2) These extensions combined would allow you to determine the other recipients, but one alone can't.  So I think you have to say something like (action/info depends on whether it's primary/copy):

  The other * recipients indicator header field, by its presence
  indicates the names of * recipients that are intended to
  receive or have received the message via other means.  It enables
  a recipient to determine all action/information recipients of a
  message.  This header field is derived from the MM-header Other
  Recipient Info.

#15) incorporated

#16) s3.13: I searched ACP 127 and couldn't find the acronyms for DERI, SSN, or JFT.  Did these come from someplace else?

#17) s3.13: The last bit isn't in STANAG 4406 maybe delete it:
 OLD:
   This header field is used only to support interoperability with ACP
   127 systems, it should be treated as opaque by a pure MMHS system.
 NEW:
   This header field is used only to support interoperability with ACP
   127 systems.

or should this be added to every other paragraph that says a header is only used for interop?
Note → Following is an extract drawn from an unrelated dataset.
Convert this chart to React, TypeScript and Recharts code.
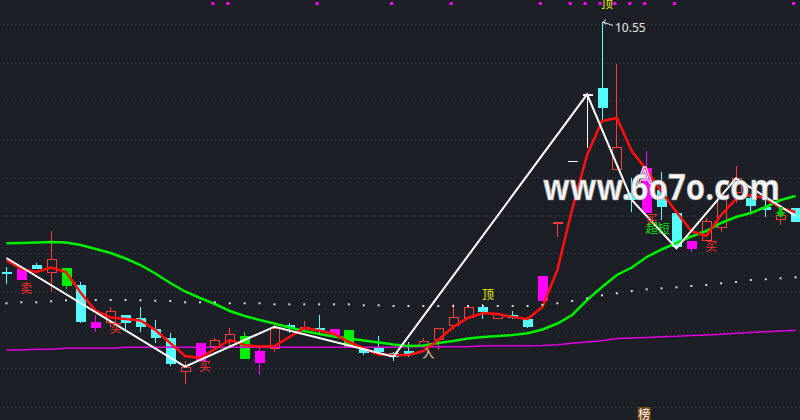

#18) s4: Contains date-time.  Should you also have a pointer to where it is defined like address-list?

#19) incorporated

#20) answered ;)

#21) s5: Contains the following:

   This
   extension is deprecated in favour of Annex A, 

Annex A of ?  I assume STANAG 4406, but I'm not entirely sure.

#22) incorporated

#23) s6: r/and/or - would ever sign the message both ways?

   The X.400 message MAY be signed according to
   STANAG 4406 Annex B and Annex G.

#24) s9: I tend to agree with Stephen and his discuss about the security considerations.

#25) s10.1 and s10.2: Should probably add the edition (G) to ACP127 reference and (B) for the version of ACP123 to match what is in the main body.  Likewise the version for ACPs 121 and 131 should be added.

#25) The references in the in s3 are not quite right.  ACP has Annexes that include Appendices.  But, I think the references ought to be to Annexes.